A recent op-ed by Erik Cafarella propagates popular budget fictions—the same misinformation I heard at a recent Appropriations Committee hearing.

While his op-ed claims Connecticut suffers under a heavy tax burden, a new report from the Center for Public Policy and Social Research at Central Connecticut State University found that Connecticut actually has the lowest business taxes per private sector worker in the region, and the lowest business taxes as a share of state and local taxes in the United States.

If Connecticut legislators continue to bury their heads in the sand, they will deprive Connecticut of revenue, benefiting big banks at the expense of the state’s fiscal health. Connecticut can solve its budget crisis and return the state to economic good health by developing solutions that are based in fact, not fiction.

Fiction 1:  Six figure pensions for public workers are common.

They are not. The average rank-and-file public worker pension is $30,000. Six-figure pensions are rare.

Fiction 2: 401Ks are less expensive to fund than pensions (Defined Benefit)

According to the National Institute of Retirement Security (studies conducted in 2008 and 2014), pensions, or Defined Benefit Plans (DB) provide a “better bang for their buck” than 401K, or Defined Contribution (DC), plans. Here is why.

“The new analysis finds that there are three unique drivers of the cost savings. More specifically, DB pensions:

  1. Pool the longevity risks of large numbers of individuals to provide Americans with stable income that won’t run out in retirement. Said another way, pensions only have to save for the average life expectancy of a group of individuals. Absent a group retirement plan, individuals must save enough on their own should they be among the half of retirees who will live longer than the average life expectancy. This DB pension longevity risk pooling feature generates a 10 percent cost savings.
  2. Are “ageless” and therefore can perpetually maintain an optimally balanced investment portfolio. In contrast, a typical individual investor must down shift investments over time to a lower risk portfolio of cash and bonds, sacrificing higher investment returns generated from stocks. This DB pension balanced portfolio feature generates an 11 percent cost savings.
  3. Achieve higher investment returns as compared to individual investors because they have lower fees and are managed by investment professionals. This lower fees and higher returns DB pension feature generates a 27 percent cost savings.”

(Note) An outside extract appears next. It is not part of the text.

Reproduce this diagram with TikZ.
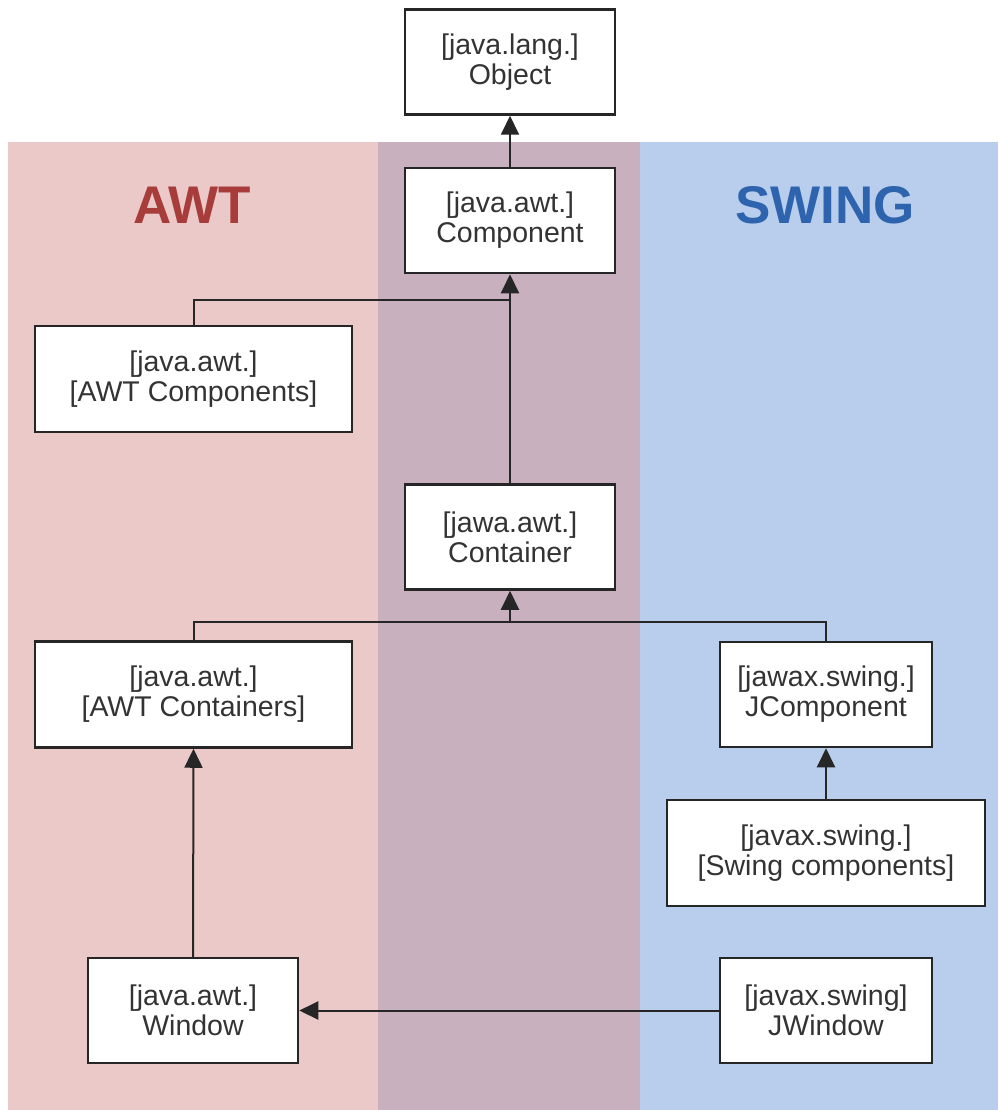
\documentclass[tikz,border=0pt]{standalone}
\usepackage{fontspec}
\setmainfont{Liberation Sans}
\usetikzlibrary{arrows.meta}
\definecolor{awtbg}{HTML}{EBC9C8}
\definecolor{midbg}{HTML}{C8B0BF}
\definecolor{swbg}{HTML}{B8CEEC}
\definecolor{awtred}{HTML}{A83C3A}
\definecolor{swblue}{HTML}{2E63AE}
\definecolor{txt}{HTML}{333333}
\tikzset{
  cls/.style={draw=black!85, line width=2.5pt, fill=white, align=center,
    text=txt, font=\fontsize{28.5}{30}\selectfont, inner sep=0pt},
  small/.style={cls, minimum width=210pt, minimum height=105pt},
  wide/.style={cls, minimum width=317pt, minimum height=106pt},
  conn/.style={draw=black!85, line width=2pt},
  arr/.style={conn, -{Triangle[length=19pt,width=18pt]}},
  head/.style={font=\fontsize{53}{60}\selectfont\bfseries}
}
\begin{document}
\begin{tikzpicture}[x=1pt,y=1pt]
\useasboundingbox (0,0) rectangle (998,-1110);
\fill[white] (0,0) rectangle (998,-1110);
\fill[awtbg] (8,-142) rectangle (378,-1110);
\fill[midbg] (378,-142) rectangle (640,-1110);
\fill[swbg] (640,-142) rectangle (998,-1110);
\node[head, text=awtred] (awt) at (192,-205) {AWT};
\node[head, text=swblue] (swing) at (825,-205) {SWING};

\node[small] (obj) at (510,-62) {[java.lang.]\\Object};
\node[small] (comp) at (510,-220.5) {[java.awt.]\\Component};
\node[wide] (awtc) at (193.5,-379) {[java.awt.]\\{}[AWT Components]};
\node[small] (cont) at (510,-537) {[jawa.awt.]\\Container};
\node[wide] (awtcont) at (193.5,-694.5) {[java.awt.]\\{}[AWT Containers]};
\node[small, minimum width=212pt] (jcomp) at (826,-694.5) {[jawax.swing.]\\JComponent};
\node[wide, minimum width=318pt] (swc) at (826,-853) {[javax.swing.]\\{}[Swing components]};
\node[small] (win) at (193,-1010.5) {[java.awt.]\\Window};
\node[small, minimum width=212pt] (jwin) at (826,-1010.5) {[javax.swing]\\JWindow};

\coordinate (j1) at (510,-300);
\coordinate (j2) at (510,-622);

\draw[arr] (comp.north) -- (obj.south);
\draw[conn] (awtc.north) |- (j1);
\draw[arr] (cont.north) -- (comp.south);
\draw[conn] (awtcont.north) |- (j2) -| (jcomp.north);
\draw[arr] (j2) -- (cont.south);
\draw[arr] (swc.north) -- (jcomp.south);
\draw[arr] (win.north) -- (awtcont.south);
\draw[arr] (jwin.west) -- (win.east);
\end{tikzpicture}
\end{document}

Fiction 3:  Connecticut’s pension problem is the result of the cost of current public worker pension benefits.

The unfunded liability in the pension fund is not the result of current pension benefits. It was caused, as in many other states with pension fund problems, by legislators who 50 years ago failed to make payments into the pension fund. Instead, these lawmakers used the pension payments to fund other projects. That was fiscally irresponsible. The unfunded liability created by those past indiscretions is still with us today. The old pension debt will be paid off by 2032.

Beginning in 2012, Connecticut public higher education employees began transferring from 401(k)s to the Hybrid Plan, which is an employer-matched pension plan. These employees bought into the new plan at full actuarial value. In other words, they paid the full cost of the liability the pension fund was assuming by adding them in.

Let me say that again – public employees paid cash and at full actuarial value to buy into the Hybrid Plan. Some employees did not have enough cash in their 401(k)s or anywhere else to purchase their full number of service years. For example, while I had worked for the state for 19 years, I could only afford to buy 15 years of service.

Corporate Welfare: Connecticut has spent nearly $1 billion on corporate welfare programs with limited oversight

This huge outlay of tax revenue to profitable companies has increased during the same period that lawmakers have supported reductions in essential services. House Bill 7316 would “dramatically expand the level of oversight and transfer some of the duties to monitor and report on the corporate welfare programs to the Office of State Auditors, an independent agency.” State Comptroller Kevin Lembo is a strong supporter of this measure. Taking a closer look at Connecticut’s corporate welfare programs can help solve the state’s budget deficit.

Common Sense: Connecticut’s economy thrives when its citizens have money to spend.

Pensions, both public and private, benefit Connecticut’s economy by supporting jobs and generating purchasing power in communities. In Connecticut in 2014, state and local retiree spending alone “supported 33,792 jobs that paid $1.9 billion in wages and salaries, $5.4 billion in economic output, and $1.3 billion in federal, state, and local tax revenues.

Each dollar paid out in pension benefits supported $1.31 in total economic activity in Connecticut. Each dollar ‘invested’ by Connecticut taxpayers” in state and local pension plans “supported $3.41 in total economic activity in the state.” If Connecticut is to thrive economically, lawmakers must work together across party lines to find solutions based in fact rather than propose fictional solutions. Every hard-working Connecticut resident – public or private sector – deserves a dignified retirement. Connecticut can rise to the top of the economic ladder by working to attain a state where all retirees and workers have the wherewithal to contribute to the state’s economy.[4]

Anne Dawson lives in Lebanon. She is Department Chair and Professor of Art History at Eastern Connecticut State University. She is a former AAUP Council representative and former member of the Connecticut Committee for Equity in Retirement.